In 2001, for example, looking back we saw that the middle of the 1990s was an unrealistic growth period following a short recession. It was led by the Information Technology industry with the advent of the Internet and the “dot com” phenomenon that followed. Just as the “dot com” bubble burst, the massive Y2K investment began and that carried us to March of 2001.
But it was not IT that led the recovery … it was building and construction. And now the irony is the industry that led us out of the last recession led us into this one … admittedly not because of their own doing.
So the questions remain, how deep will it go, how long will it last and when will happy days be here again?
From the outset I will confess to being one of the world’s great optimists … I still believe Bruce Willis and Demi Moore will get back together again! Because of my professed eternal optimism, it pains me to write the rest of this column.
It is unlikely that we will see any real recovery in the overall exhibition business until 2012. And here is why.

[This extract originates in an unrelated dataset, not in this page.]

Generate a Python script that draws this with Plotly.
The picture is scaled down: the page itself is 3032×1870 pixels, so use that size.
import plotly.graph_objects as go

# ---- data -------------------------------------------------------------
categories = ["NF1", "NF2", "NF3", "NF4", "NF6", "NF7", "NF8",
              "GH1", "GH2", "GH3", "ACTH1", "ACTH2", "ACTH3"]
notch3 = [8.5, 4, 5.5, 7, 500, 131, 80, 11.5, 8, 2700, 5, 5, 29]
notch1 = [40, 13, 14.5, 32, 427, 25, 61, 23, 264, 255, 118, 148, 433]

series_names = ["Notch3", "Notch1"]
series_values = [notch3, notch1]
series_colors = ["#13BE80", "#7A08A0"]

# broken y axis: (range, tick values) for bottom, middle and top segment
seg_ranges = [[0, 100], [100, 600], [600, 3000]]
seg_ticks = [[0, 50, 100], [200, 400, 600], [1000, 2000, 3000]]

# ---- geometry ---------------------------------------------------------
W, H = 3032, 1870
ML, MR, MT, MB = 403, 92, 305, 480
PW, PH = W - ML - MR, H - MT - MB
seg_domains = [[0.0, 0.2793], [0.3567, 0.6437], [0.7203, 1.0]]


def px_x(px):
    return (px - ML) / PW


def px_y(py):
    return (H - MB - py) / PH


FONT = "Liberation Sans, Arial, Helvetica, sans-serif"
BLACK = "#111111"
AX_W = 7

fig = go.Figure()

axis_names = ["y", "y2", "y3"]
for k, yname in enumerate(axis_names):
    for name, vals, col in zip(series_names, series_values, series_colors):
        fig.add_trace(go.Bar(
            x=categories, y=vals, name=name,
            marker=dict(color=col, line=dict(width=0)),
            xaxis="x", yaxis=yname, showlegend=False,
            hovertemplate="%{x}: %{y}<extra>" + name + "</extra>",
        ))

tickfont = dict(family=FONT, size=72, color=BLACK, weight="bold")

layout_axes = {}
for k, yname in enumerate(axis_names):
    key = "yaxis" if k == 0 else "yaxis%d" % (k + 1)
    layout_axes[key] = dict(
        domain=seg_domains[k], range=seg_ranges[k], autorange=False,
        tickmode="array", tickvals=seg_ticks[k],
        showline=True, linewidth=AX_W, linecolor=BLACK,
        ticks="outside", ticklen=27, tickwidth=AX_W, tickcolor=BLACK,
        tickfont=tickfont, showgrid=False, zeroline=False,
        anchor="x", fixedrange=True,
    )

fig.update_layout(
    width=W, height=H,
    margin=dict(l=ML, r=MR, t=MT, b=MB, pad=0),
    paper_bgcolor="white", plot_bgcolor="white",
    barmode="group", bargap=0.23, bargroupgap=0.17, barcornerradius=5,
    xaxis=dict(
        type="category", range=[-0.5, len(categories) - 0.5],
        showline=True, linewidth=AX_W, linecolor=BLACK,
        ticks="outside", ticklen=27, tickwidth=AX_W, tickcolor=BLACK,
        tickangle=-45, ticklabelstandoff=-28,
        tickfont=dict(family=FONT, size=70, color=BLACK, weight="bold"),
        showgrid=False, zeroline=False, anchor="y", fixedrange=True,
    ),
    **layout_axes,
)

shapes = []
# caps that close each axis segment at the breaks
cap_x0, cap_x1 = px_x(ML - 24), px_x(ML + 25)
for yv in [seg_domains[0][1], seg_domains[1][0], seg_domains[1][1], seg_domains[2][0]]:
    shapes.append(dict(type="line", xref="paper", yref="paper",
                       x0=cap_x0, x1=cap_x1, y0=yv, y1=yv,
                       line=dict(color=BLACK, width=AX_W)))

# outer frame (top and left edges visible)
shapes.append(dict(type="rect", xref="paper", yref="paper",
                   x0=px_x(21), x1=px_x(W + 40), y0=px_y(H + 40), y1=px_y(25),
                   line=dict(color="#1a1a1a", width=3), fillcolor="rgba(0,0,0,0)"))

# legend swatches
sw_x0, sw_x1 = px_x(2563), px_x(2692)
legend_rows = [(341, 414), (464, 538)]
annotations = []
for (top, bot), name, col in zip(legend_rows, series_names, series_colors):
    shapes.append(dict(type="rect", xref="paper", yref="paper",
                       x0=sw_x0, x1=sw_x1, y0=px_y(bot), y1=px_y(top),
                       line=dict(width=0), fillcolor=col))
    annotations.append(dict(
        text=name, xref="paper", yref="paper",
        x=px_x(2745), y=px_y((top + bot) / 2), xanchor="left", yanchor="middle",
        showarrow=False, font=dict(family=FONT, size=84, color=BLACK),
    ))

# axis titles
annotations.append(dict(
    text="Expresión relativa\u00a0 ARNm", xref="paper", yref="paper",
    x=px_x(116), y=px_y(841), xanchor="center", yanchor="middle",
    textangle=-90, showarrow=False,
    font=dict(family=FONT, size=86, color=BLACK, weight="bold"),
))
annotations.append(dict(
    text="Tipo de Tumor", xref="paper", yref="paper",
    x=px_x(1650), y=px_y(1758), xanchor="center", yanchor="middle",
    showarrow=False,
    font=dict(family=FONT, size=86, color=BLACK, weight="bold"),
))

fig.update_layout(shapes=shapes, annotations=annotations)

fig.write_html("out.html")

Today we are driven by the false hope that a recovery has begun. American’s tend to have short memories and when life is disrupted, return to familiar ways quickly. For example, the spikes that occurred after the life-changing experience of 9/11 included increased church attendance and charitable giving and reduced travel. The first two were back to pre-9/11 levels in less than six months, as were most travel sectors.
But what we sense is a recovery, with the S&P 500 up 60 percent since March, cannot be sustained because it is not based on the proper platform.

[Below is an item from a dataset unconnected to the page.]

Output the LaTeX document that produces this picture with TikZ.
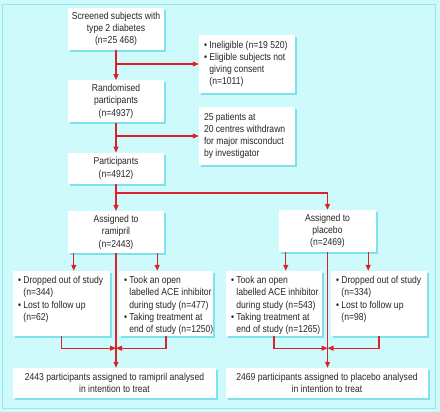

After production cutbacks and workforce reductions, companies work off inventories. When those inventories are depleted, investment spending recovers as production resumes. People work more hours because of the reduced workforce and therefore make more money. This permits them to spend more and Voila! Happy days are here again.

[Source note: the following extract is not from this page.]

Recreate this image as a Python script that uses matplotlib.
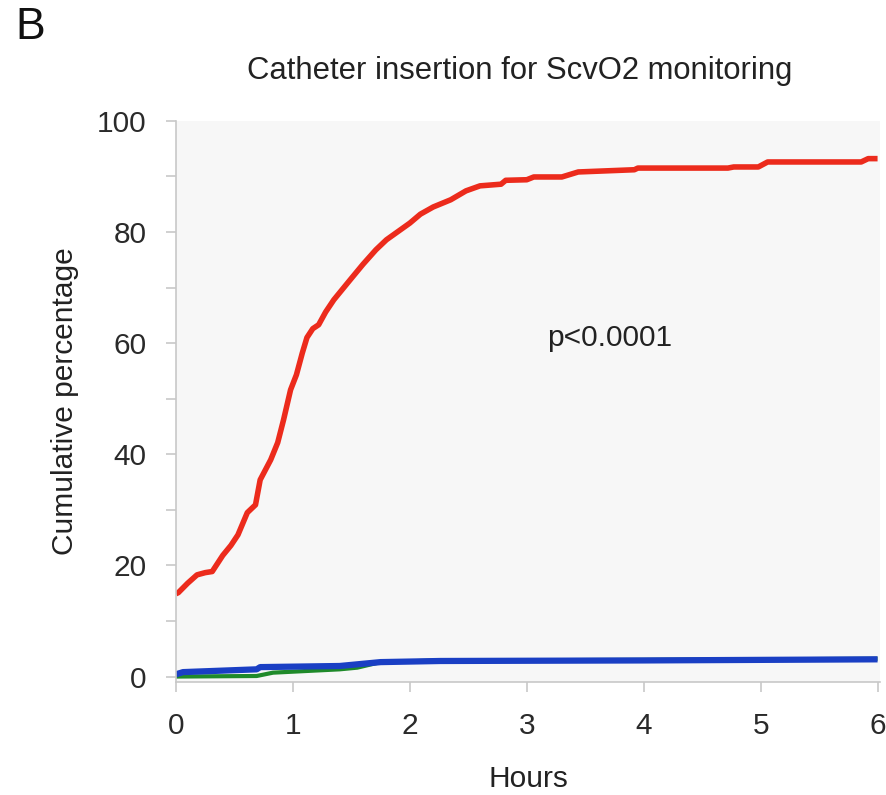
import numpy as np
import matplotlib.pyplot as plt

plt.rcParams['font.family'] = ['Liberation Sans', 'DejaVu Sans']

# Cumulative percentage of patients with a catheter in place, by hours
red_hours = [0.0, 0.02, 0.10, 0.18, 0.25, 0.31, 0.40, 0.47, 0.53, 0.61, 0.68, 0.72,
             0.81, 0.87, 0.92, 0.98, 1.03, 1.08, 1.12, 1.17, 1.22, 1.28, 1.35, 1.42,
             1.49, 1.60, 1.71, 1.80, 1.92, 2.00, 2.09, 2.20, 2.35, 2.48, 2.60, 2.78,
             2.82, 3.00, 3.06, 3.30, 3.44, 3.92, 3.95, 4.72, 4.77, 4.98, 5.06, 5.86,
             5.92, 6.0]
red_pct = [14.9, 15.1, 16.8, 18.3, 18.7, 18.9, 21.8, 23.6, 25.5, 29.5, 30.9, 35.4,
           39.0, 42.1, 46.2, 51.6, 54.3, 58.2, 61.0, 62.6, 63.3, 65.6, 67.8, 69.6,
           71.4, 74.2, 76.8, 78.6, 80.4, 81.6, 83.2, 84.5, 85.8, 87.4, 88.3, 88.6,
           89.3, 89.4, 89.9, 89.9, 90.8, 91.2, 91.5, 91.5, 91.7, 91.7, 92.6, 92.6,
           93.2, 93.2]

blue_hours = [0.0, 0.06, 0.69, 0.72, 1.40, 1.75, 2.26, 4.00, 6.0]
blue_pct = [0.4, 0.8, 1.3, 1.7, 1.9, 2.6, 2.8, 2.9, 3.1]

green_hours = [0.0, 0.69, 0.83, 1.40, 1.55, 1.75, 2.26, 4.00, 6.0]
green_pct = [0.0, 0.1, 0.7, 1.3, 1.6, 2.6, 2.9, 3.0, 3.2]

x_ticks = [0, 1, 2, 3, 4, 5, 6]
y_ticks = [0, 20, 40, 60, 80, 100]

fig = plt.figure(figsize=(8.87, 7.95), dpi=100)
ax = fig.add_axes([0.1984, 0.142, 0.7936, 0.706])
ax.set_facecolor('#f7f7f7')

ax.plot(green_hours, green_pct, color='#1f8a2a', lw=3, solid_capstyle='butt')
ax.plot(blue_hours, blue_pct, color='#1a3fc4', lw=4.5, solid_capstyle='butt')
ax.plot(red_hours, red_pct, color='#ec2b1c', lw=4, solid_capstyle='butt',
        solid_joinstyle='round')

ax.set_xlim(0, 6.02)
ax.set_ylim(-1, 100)
ax.set_xticks(x_ticks)
ax.set_yticks(y_ticks)
ax.set_yticks(np.arange(0, 101, 10), minor=True)

for side in ['top', 'right']:
    ax.spines[side].set_visible(False)
for side in ['left', 'bottom']:
    ax.spines[side].set_color('#c8c8c8')
    ax.spines[side].set_linewidth(1.2)

ax.tick_params(axis='both', which='both', direction='out', colors='#c8c8c8',
               labelcolor='#2a2a2a', labelsize=21.5, width=1.2)
ax.tick_params(axis='y', which='both', length=7, pad=14)
ax.tick_params(axis='x', which='both', length=7, pad=14.5)

ax.set_xlabel('Hours', fontsize=21.5, color='#222222', labelpad=18)
ax.set_ylabel('Cumulative percentage', fontsize=21.5, color='#222222', labelpad=13)
ax.set_title('Catheter insertion for ScvO2 monitoring', fontsize=22.3,
             color='#222222', pad=30, x=0.488)

ax.text(3.17, 61.0, 'p<0.0001', fontsize=21.5, color='#222222',
        ha='left', va='center')

fig.text(0.034, 0.966, 'B', fontsize=32, color='#111111', ha='center', va='center')

fig.savefig('out.png', dpi=100)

But that is not what is happening today. Consumers are not using earnings to buy goods, they are paying down debt. Great you say, that means banks have more money to loan. Yes, they have more money, but no, they are not making more loans. They are simply increasing their tier one capital just like they did with the infamous stimulus package. In actual fact, commercial loans are contracting by 3 percent. Why? Probably because the banks know year three of a recession is when they take their biggest losses. And that will be in 2010.
There are scenarios that could prove me wrong and we should all hope for them to be right and me to be wrong. I would love nothing more than to apologize for being wrong instead of being right in this case.
As for what to watch, clearly the first indicator of real recovery will be the loosening of credit. Without credit businesses cannot survive, much less expand, and people cannot buy homes and cars. It is the foundation of a solid recovery.
Exhibitions mirror the industries they serve…always have and always will. Until industries begin to recover the events that serve them cannot.
As for keys to watch for the exhibition business, look for the return of real company earnings … not just smaller losses due mostly to cost reductions. And as for industries to watch, monitor the building and construction shows. Most happen in the first quarter of each year. They are predictive because they are the beginning of a food chain that leads to selling floor coverings, bathroom and kitchen fixtures, appliances, furniture and accessories and even landscaping. As far as 2010 is concerned, these shows are basically sold and the early reports are not encouraging. There could be some improvement in 2011, but probably not much. I just hope that nothing comes along to disturb a recovery in 2012.
The opening quote was written by John Maynard Keynes in 1936. In the absence of reliable models and indicators we turn to opinion and guesswork and we tend to believe the crowd. The crowd thinks the recovery is real. Let’s hope this time the crowd is right.